• **Data in this exercise**

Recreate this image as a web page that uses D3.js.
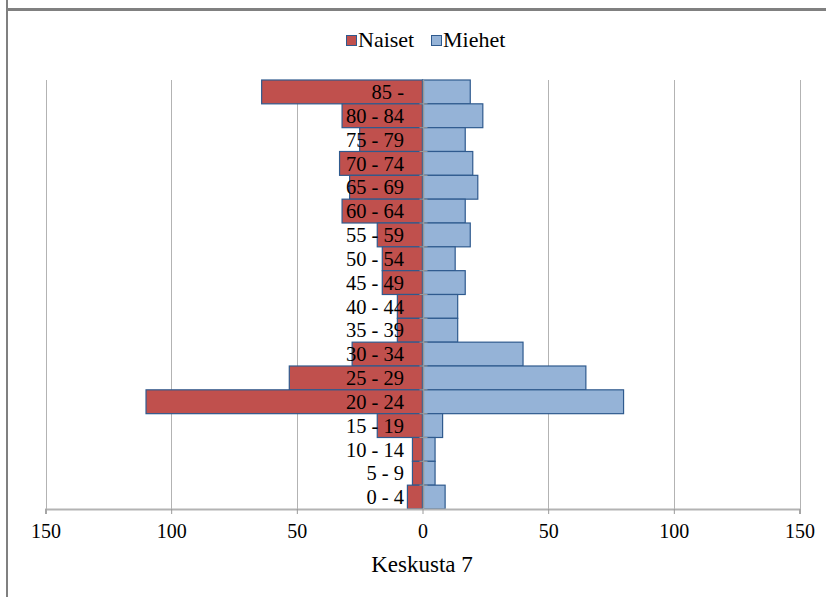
...
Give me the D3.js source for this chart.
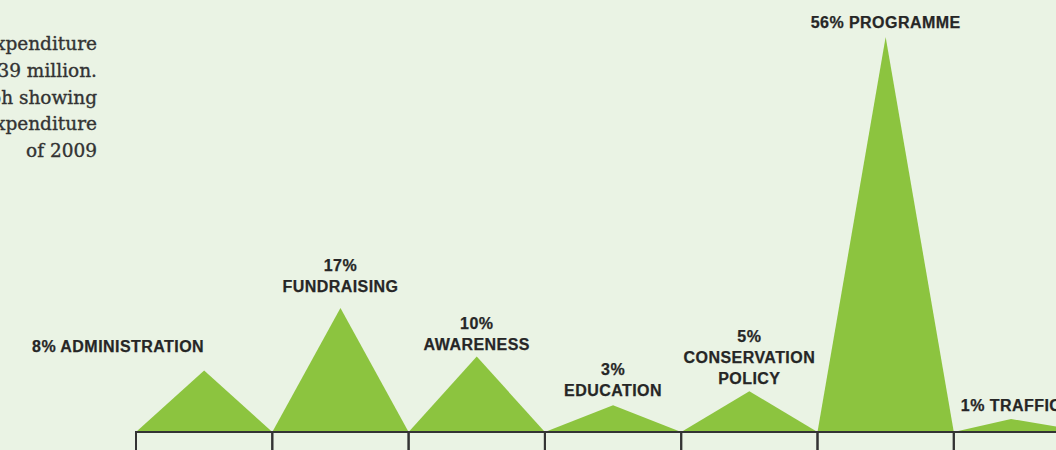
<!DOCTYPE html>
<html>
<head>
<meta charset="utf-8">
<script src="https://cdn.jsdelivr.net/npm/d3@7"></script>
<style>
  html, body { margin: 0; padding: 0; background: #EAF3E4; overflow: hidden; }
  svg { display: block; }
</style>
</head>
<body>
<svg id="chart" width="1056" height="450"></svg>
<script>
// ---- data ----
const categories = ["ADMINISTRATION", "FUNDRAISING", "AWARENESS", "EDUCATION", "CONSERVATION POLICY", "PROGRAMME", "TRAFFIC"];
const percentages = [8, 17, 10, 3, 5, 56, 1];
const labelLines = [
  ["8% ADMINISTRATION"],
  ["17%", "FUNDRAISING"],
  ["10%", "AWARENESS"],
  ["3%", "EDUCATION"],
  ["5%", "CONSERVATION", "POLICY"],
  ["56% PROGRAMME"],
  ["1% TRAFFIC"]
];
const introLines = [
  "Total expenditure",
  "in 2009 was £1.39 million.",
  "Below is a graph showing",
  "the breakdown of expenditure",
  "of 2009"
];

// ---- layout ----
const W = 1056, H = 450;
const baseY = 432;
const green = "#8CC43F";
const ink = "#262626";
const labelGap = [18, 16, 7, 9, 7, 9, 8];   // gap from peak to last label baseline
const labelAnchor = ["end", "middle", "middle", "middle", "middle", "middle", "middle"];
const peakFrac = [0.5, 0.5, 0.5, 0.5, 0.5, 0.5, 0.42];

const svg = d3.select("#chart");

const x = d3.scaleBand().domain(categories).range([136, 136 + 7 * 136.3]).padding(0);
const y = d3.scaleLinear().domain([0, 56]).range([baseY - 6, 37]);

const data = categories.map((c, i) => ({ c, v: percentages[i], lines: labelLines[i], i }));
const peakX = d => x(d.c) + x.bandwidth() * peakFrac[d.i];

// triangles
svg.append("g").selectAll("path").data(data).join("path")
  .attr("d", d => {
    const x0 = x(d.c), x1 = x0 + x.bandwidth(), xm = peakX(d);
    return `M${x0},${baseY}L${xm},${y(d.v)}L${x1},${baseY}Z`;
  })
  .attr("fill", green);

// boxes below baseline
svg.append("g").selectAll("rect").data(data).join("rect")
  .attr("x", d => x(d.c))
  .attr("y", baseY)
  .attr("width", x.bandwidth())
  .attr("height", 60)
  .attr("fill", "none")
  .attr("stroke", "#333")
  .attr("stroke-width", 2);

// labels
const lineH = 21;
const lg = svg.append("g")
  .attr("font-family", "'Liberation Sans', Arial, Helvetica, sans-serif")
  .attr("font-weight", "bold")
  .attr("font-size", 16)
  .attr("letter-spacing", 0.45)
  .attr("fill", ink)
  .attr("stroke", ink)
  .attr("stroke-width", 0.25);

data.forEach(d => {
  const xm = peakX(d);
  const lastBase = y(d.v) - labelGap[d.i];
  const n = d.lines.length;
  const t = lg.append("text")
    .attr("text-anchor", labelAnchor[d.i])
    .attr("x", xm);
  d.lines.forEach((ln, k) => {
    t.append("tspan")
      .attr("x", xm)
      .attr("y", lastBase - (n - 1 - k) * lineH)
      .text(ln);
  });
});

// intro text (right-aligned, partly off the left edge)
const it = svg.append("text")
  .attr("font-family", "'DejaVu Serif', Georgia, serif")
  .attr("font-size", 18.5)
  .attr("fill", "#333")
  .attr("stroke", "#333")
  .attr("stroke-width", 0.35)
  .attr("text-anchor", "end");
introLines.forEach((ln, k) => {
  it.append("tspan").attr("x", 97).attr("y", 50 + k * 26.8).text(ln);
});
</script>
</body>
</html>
...
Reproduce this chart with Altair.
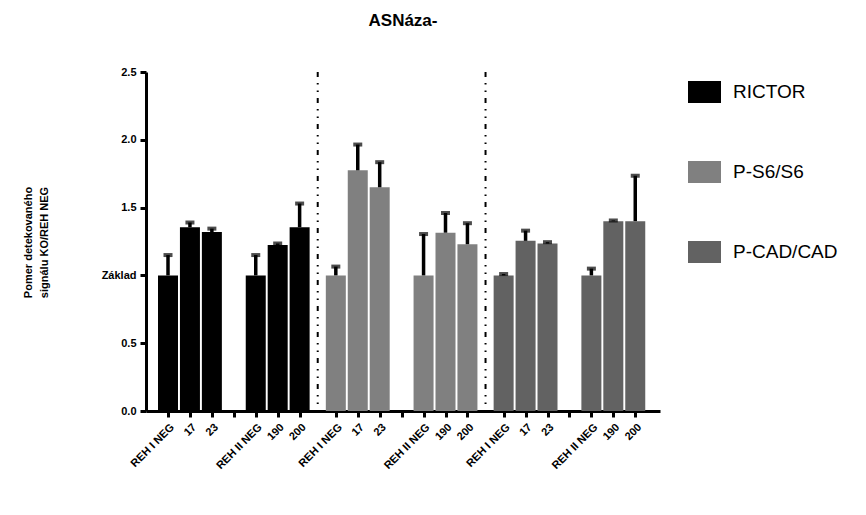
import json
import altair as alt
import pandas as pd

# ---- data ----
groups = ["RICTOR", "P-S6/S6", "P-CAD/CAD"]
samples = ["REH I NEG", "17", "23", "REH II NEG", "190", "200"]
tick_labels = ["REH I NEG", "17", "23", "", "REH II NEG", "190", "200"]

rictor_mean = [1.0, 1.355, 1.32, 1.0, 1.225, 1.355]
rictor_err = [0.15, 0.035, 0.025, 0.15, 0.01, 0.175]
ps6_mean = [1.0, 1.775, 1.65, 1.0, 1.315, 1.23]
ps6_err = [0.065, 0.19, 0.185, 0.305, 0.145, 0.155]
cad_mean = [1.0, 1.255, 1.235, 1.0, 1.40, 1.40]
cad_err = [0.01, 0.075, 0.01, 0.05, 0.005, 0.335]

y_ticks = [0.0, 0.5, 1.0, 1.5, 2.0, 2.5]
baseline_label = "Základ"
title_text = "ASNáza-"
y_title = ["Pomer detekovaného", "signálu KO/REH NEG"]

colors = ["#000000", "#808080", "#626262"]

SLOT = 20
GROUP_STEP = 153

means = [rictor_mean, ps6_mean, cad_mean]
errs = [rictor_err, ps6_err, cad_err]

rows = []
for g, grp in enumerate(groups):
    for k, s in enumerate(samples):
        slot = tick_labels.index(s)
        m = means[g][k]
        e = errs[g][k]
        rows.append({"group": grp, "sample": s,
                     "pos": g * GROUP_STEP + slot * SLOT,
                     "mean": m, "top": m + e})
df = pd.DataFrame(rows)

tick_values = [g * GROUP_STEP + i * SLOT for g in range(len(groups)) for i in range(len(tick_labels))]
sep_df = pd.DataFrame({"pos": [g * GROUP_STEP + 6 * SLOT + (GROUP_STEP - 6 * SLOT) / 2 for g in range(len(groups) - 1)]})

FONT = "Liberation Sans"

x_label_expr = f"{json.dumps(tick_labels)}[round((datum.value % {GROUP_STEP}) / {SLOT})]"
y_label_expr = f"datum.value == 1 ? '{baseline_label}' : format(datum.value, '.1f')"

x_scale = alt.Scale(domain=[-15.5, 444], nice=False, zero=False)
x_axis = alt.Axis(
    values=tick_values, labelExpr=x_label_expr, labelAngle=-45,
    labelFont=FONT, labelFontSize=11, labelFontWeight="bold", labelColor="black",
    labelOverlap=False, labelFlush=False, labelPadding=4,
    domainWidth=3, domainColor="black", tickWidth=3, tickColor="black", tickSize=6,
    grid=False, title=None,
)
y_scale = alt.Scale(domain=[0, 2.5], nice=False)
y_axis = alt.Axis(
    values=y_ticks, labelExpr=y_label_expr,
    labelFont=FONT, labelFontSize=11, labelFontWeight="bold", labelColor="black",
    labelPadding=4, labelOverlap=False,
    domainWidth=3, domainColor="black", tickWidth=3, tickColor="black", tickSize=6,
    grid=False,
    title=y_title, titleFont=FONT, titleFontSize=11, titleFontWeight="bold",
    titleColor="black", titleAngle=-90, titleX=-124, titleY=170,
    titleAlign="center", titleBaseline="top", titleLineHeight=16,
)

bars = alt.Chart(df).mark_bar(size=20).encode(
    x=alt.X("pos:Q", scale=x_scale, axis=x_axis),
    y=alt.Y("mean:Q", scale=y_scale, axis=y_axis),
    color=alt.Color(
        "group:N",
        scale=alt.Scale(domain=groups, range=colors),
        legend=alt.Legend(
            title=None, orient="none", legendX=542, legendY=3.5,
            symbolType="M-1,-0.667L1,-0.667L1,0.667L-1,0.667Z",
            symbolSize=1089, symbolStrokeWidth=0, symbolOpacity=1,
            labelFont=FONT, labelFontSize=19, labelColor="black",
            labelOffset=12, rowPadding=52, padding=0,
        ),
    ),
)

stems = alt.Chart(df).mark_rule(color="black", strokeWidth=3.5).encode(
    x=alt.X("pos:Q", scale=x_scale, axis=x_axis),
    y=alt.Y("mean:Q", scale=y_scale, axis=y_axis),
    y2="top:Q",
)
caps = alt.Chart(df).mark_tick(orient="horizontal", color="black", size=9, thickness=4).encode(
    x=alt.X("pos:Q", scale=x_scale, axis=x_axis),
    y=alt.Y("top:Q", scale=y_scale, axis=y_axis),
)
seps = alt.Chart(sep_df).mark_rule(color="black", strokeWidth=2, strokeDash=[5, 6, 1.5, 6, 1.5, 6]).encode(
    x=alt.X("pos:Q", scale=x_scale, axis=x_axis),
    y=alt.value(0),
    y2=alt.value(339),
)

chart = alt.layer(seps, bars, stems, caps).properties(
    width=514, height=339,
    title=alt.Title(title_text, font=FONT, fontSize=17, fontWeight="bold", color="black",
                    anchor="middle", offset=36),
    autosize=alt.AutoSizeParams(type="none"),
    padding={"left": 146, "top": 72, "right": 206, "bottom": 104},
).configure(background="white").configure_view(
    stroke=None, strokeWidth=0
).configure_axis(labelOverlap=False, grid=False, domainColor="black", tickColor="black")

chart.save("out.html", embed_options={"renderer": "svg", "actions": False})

• **Exercise brief**
Look above for the line with "Reproduce this chart with Altair." and the line with "GROUP_STEP = 153", then copy exactly the lines from the first through the second, both kept, with no pictures.

• **Problem solution**
Reproduce this chart with Altair.
import json
import altair as alt
import pandas as pd

# ---- data ----
groups = ["RICTOR", "P-S6/S6", "P-CAD/CAD"]
samples = ["REH I NEG", "17", "23", "REH II NEG", "190", "200"]
tick_labels = ["REH I NEG", "17", "23", "", "REH II NEG", "190", "200"]

rictor_mean = [1.0, 1.355, 1.32, 1.0, 1.225, 1.355]
rictor_err = [0.15, 0.035, 0.025, 0.15, 0.01, 0.175]
ps6_mean = [1.0, 1.775, 1.65, 1.0, 1.315, 1.23]
ps6_err = [0.065, 0.19, 0.185, 0.305, 0.145, 0.155]
cad_mean = [1.0, 1.255, 1.235, 1.0, 1.40, 1.40]
cad_err = [0.01, 0.075, 0.01, 0.05, 0.005, 0.335]

y_ticks = [0.0, 0.5, 1.0, 1.5, 2.0, 2.5]
baseline_label = "Základ"
title_text = "ASNáza-"
y_title = ["Pomer detekovaného", "signálu KO/REH NEG"]

colors = ["#000000", "#808080", "#626262"]

SLOT = 20
GROUP_STEP = 153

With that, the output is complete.